Prompt: Using the entries shown below, output the line containing "Output the web", the line containing "const yTicks = [0.0, 0.2, 0.4, 0.6, 0.8, 1.0];", and every line between them, exactly. Pictures are omitted.

-- Start Dataset rows --

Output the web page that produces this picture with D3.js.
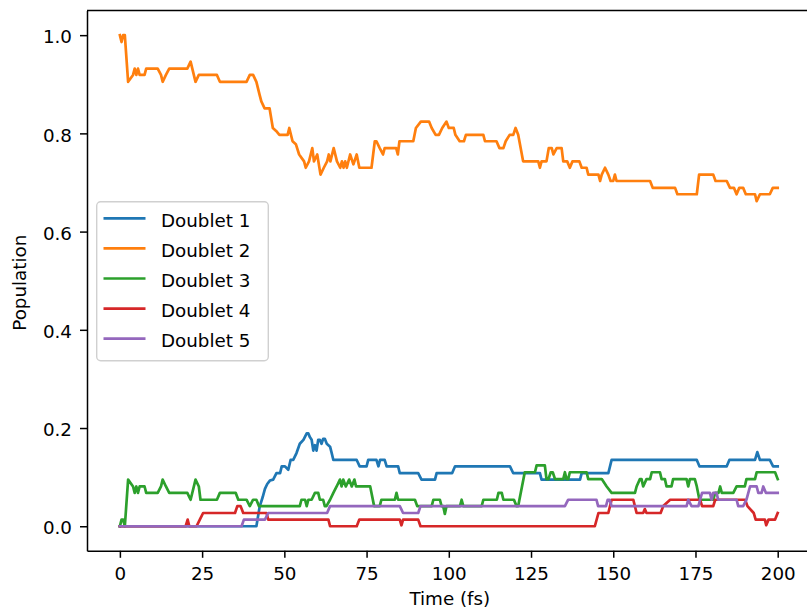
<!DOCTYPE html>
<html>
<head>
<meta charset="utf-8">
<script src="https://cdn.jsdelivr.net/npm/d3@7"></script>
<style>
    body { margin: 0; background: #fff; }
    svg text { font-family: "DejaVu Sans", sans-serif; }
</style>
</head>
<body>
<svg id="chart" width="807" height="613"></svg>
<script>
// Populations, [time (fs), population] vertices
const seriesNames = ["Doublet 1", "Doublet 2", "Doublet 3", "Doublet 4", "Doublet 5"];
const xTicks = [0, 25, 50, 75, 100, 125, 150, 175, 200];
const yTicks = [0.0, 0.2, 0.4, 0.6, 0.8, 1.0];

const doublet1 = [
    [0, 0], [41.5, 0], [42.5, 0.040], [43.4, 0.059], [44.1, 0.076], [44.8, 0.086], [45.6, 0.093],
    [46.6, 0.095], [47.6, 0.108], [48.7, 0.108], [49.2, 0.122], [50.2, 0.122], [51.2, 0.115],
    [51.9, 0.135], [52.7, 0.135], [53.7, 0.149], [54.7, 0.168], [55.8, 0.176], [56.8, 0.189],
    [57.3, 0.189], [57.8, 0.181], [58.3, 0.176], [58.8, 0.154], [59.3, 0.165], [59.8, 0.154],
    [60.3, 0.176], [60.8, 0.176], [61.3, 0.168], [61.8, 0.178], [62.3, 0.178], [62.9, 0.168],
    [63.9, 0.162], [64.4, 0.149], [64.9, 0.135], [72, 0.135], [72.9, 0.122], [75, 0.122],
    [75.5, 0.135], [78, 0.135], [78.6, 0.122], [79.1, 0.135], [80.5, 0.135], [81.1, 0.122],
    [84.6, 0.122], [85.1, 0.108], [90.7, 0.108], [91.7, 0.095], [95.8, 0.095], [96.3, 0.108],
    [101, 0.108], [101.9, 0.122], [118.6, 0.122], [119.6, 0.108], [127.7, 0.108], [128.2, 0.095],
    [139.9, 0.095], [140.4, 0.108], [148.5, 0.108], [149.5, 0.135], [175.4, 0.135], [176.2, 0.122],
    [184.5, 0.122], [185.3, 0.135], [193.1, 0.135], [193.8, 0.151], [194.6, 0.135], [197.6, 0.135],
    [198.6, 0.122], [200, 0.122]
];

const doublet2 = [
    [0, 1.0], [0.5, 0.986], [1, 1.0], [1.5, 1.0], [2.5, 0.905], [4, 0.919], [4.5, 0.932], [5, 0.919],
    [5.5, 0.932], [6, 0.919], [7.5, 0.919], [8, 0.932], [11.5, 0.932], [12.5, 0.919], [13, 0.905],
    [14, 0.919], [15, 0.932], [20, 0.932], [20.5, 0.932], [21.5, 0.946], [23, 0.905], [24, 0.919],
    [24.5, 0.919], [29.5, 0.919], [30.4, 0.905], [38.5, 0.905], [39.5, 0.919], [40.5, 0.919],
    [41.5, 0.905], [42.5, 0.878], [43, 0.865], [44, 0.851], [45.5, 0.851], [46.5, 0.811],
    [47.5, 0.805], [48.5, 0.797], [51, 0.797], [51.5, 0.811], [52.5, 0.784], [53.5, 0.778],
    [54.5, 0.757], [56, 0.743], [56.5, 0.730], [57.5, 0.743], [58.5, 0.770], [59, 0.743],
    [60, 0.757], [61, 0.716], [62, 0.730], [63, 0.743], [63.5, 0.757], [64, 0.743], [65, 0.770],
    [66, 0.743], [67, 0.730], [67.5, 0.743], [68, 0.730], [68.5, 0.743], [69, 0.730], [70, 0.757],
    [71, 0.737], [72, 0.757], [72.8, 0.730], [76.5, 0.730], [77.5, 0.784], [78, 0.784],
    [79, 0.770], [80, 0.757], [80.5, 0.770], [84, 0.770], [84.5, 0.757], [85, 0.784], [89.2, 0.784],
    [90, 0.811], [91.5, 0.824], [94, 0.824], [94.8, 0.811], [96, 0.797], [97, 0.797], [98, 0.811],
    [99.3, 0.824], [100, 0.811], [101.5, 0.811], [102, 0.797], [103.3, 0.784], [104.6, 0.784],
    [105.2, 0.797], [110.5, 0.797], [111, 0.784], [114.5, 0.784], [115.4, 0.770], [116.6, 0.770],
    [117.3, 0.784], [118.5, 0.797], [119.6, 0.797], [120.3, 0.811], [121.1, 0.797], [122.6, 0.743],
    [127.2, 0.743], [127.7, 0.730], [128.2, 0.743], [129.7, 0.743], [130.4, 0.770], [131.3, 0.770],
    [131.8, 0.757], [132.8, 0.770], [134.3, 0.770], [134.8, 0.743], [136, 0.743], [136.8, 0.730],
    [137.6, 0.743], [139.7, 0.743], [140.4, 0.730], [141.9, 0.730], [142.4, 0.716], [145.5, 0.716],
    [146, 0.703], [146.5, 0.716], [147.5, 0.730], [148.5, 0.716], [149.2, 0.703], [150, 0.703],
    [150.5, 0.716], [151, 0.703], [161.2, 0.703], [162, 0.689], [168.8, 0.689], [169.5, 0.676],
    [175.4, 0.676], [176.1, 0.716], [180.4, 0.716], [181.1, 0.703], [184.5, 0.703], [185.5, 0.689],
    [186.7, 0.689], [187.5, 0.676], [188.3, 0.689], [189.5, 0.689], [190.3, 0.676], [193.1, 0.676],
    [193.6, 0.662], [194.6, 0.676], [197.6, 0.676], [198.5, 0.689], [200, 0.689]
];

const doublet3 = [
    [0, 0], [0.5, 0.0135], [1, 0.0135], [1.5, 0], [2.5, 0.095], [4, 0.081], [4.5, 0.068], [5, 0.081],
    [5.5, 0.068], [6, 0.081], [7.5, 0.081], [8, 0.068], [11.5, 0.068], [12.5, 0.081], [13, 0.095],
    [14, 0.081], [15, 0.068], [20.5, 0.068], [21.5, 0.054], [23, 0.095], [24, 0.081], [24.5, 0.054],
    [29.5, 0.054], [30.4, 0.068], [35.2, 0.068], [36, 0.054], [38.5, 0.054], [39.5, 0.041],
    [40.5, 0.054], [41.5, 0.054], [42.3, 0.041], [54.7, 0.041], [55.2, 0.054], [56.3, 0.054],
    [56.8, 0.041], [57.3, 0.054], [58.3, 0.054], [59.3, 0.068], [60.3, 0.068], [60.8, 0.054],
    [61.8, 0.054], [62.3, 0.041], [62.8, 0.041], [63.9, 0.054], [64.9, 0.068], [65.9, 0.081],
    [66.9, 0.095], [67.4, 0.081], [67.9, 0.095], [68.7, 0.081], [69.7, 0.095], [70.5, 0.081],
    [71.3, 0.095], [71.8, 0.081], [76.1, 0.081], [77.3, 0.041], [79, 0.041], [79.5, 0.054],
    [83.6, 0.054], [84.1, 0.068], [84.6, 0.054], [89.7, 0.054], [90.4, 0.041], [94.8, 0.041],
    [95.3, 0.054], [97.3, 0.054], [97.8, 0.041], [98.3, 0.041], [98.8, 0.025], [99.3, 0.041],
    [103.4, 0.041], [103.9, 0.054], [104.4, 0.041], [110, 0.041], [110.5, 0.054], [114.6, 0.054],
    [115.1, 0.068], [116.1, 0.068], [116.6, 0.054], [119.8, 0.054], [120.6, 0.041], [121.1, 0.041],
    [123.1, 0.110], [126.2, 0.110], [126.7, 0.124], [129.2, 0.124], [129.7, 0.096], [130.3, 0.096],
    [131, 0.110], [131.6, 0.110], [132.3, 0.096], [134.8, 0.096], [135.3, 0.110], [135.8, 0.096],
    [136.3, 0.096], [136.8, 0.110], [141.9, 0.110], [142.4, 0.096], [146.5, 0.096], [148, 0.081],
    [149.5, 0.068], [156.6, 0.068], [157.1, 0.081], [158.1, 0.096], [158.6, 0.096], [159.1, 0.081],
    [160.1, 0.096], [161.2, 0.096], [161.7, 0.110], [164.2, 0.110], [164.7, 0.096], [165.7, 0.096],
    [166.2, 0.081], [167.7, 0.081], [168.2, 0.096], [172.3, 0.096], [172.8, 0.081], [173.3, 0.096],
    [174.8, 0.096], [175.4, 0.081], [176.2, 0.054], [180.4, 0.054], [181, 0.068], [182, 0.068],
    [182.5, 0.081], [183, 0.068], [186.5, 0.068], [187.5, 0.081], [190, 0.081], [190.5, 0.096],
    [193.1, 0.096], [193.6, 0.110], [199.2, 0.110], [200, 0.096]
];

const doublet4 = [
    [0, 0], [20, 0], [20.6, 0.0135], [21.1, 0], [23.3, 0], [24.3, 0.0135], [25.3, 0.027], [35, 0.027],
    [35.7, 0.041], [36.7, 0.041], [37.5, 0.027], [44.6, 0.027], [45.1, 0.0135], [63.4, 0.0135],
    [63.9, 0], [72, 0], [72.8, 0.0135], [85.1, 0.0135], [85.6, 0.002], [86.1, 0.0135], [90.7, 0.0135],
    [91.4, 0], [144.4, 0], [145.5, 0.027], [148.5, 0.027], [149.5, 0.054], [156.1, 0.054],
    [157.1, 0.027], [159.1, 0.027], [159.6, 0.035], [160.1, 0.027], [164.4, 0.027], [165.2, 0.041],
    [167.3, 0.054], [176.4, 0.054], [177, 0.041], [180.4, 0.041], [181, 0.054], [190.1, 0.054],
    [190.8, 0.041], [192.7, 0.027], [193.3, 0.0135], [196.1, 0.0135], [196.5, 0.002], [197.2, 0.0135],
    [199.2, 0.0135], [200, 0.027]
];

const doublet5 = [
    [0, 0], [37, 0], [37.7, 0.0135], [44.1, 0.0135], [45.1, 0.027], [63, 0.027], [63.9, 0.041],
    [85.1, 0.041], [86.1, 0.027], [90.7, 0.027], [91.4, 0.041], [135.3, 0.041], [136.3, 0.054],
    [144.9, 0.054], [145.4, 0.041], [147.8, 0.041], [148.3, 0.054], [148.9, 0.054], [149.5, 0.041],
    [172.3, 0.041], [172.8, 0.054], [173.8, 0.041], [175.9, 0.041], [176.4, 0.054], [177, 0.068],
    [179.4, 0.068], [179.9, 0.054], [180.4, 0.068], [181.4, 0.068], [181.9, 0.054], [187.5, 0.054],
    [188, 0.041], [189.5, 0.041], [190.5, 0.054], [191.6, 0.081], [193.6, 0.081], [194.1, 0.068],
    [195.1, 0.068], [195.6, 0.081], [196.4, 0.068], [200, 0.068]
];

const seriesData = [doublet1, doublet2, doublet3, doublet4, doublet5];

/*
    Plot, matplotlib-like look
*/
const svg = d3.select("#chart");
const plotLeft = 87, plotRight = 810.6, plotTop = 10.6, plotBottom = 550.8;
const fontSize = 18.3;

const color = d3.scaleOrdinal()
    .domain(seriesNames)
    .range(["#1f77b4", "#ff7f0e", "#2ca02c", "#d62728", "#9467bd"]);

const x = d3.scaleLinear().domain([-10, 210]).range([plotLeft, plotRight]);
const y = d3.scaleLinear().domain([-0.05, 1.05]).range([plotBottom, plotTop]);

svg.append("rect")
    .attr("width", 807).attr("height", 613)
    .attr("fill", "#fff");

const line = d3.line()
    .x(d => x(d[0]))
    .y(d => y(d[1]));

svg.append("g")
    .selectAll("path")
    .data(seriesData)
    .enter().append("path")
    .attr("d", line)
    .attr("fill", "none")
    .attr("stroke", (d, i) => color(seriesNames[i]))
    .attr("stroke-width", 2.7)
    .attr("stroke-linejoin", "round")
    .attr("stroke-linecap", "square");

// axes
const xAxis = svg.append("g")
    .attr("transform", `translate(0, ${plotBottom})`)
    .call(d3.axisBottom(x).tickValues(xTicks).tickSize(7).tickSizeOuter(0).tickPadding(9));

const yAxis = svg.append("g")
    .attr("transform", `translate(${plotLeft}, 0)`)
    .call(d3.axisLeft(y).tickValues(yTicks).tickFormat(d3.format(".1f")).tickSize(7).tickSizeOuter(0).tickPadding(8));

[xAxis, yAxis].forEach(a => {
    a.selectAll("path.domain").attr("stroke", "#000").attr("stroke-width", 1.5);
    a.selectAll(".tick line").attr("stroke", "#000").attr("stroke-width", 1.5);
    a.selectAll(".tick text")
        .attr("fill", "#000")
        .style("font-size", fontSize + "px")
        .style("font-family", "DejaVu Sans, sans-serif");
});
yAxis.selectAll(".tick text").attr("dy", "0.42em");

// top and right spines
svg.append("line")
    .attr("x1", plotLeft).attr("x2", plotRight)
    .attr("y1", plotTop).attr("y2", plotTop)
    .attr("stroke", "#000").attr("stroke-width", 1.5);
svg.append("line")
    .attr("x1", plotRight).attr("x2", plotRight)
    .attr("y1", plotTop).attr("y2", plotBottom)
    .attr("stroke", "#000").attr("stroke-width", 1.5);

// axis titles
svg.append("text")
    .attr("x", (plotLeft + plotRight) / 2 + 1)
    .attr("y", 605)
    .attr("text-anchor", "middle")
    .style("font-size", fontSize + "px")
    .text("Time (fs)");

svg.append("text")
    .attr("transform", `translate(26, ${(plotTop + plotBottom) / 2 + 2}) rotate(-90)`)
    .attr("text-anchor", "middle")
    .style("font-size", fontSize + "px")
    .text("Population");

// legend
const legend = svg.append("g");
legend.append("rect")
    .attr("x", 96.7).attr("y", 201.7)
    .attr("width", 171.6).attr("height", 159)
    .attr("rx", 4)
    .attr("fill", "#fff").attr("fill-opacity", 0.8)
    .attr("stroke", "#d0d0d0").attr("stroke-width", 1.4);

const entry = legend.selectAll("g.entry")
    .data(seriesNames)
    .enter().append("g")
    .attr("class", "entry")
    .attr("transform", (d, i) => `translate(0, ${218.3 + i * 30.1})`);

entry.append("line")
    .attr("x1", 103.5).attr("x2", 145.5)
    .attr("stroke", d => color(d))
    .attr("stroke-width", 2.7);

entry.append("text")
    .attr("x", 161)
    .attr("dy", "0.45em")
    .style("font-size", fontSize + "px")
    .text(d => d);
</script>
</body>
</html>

-- End Dataset rows --
-- Start Dataset rows --

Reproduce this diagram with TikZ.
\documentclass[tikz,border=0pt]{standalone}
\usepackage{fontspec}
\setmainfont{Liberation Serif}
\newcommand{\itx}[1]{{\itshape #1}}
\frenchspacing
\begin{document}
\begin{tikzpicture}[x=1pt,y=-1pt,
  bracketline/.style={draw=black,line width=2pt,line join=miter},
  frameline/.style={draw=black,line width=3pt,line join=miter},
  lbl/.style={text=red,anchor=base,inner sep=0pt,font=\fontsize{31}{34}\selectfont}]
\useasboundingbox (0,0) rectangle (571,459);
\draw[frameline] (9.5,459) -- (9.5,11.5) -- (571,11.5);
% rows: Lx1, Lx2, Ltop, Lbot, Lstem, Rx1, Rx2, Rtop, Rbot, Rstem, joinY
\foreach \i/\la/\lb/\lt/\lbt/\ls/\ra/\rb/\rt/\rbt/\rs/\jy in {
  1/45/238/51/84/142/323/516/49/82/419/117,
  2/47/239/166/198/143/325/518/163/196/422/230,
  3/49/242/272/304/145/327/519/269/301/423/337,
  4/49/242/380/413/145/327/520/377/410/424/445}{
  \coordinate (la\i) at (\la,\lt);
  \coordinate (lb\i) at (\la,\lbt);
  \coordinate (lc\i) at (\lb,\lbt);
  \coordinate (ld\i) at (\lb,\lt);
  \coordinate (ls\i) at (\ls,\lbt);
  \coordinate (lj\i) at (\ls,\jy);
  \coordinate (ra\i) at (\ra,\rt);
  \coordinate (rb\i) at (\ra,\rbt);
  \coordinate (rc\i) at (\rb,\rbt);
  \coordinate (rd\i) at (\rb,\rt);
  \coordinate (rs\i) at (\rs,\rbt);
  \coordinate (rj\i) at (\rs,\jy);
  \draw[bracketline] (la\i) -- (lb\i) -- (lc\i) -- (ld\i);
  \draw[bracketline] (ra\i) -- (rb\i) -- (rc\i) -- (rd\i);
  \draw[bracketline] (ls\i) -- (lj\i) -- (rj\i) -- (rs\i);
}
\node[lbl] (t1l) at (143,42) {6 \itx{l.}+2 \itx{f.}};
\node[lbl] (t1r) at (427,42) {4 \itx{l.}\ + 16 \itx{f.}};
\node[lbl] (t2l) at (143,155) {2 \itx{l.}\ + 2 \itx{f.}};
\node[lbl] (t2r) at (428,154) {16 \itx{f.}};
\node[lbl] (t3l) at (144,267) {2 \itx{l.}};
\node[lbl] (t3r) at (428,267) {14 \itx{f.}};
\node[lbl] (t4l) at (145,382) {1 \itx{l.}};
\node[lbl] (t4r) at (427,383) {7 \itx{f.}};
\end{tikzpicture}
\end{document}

-- End Dataset rows --

Solved exercise:
Output the web page that produces this picture with D3.js.
<!DOCTYPE html>
<html>
<head>
<meta charset="utf-8">
<script src="https://cdn.jsdelivr.net/npm/d3@7"></script>
<style>
    body { margin: 0; background: #fff; }
    svg text { font-family: "DejaVu Sans", sans-serif; }
</style>
</head>
<body>
<svg id="chart" width="807" height="613"></svg>
<script>
// Populations, [time (fs), population] vertices
const seriesNames = ["Doublet 1", "Doublet 2", "Doublet 3", "Doublet 4", "Doublet 5"];
const xTicks = [0, 25, 50, 75, 100, 125, 150, 175, 200];
const yTicks = [0.0, 0.2, 0.4, 0.6, 0.8, 1.0];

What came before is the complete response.